Une situation loin d’être isolée dans la région. "C'est catastrophique ce qui se passe, c'est hyper inquiétant, les répercussions sont importantes", explique Jérôme Bauer, président de l'Association des viticulteurs d'Alsace (AVA), qui regroupe près de 4.000 adhérents. Après un début d'année "plutôt bon", avec notamment une "bonne dynamique dans les flux export" début mars, l'épidémie et le confinement ont tout coupé, analyse-t-il. Son propre domaine, situé près de Colmar, essuie lui 85% de perte.

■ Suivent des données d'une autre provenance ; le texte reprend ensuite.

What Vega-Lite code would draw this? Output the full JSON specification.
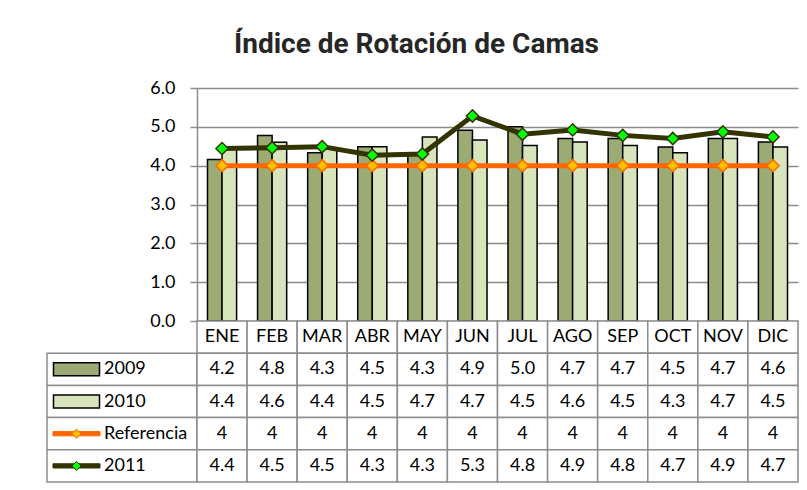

En avril, ça risque de devenir du 100% pour certaines entreprises
- Jérôme Bauer, président de l'AVA -
Fragilisés, certains domaines pourraient-ils mettre la clé sous la porte ? Même s'il rappelle que l’Alsace a déjà perdu 25% de vignerons en dix ans, Alain Renou, directeur du Synvira, le Syndicat des vignerons indépendants d’Alsace se veut rassurant. "On se démène pour trouver des solutions. Les trésoreries sont impactées mais on espère que peu d’entreprises arrêteront définitivement leur activité", d’autant que les dispositifs d'aide des pouvoirs publics et les coups de pouce des banques devraient "limiter les dégâts". Le 19 mars 2020, le syndicat avait soumis à l'Etat des propositions de mesures d'accompagnement "adaptées" aux TPE, dont la mise en place de prêts de trésorerie garantis à taux zéro.
Pour l'ensemble des professionnels de la filière, il reste désormais à tenir, le regard tourné vers les prochaines semaine. En tablant sur un déconfinement "début mai ou mi-mai, il nous faudrait quelques mois pour remettre la machine en route", prévient Jérôme Bauer, qui ne revoit pas un départ de l'activité "avant septembre, sauf peut-être pour ceux qui font de la vente directe", en fonction de la reprise de tourisme.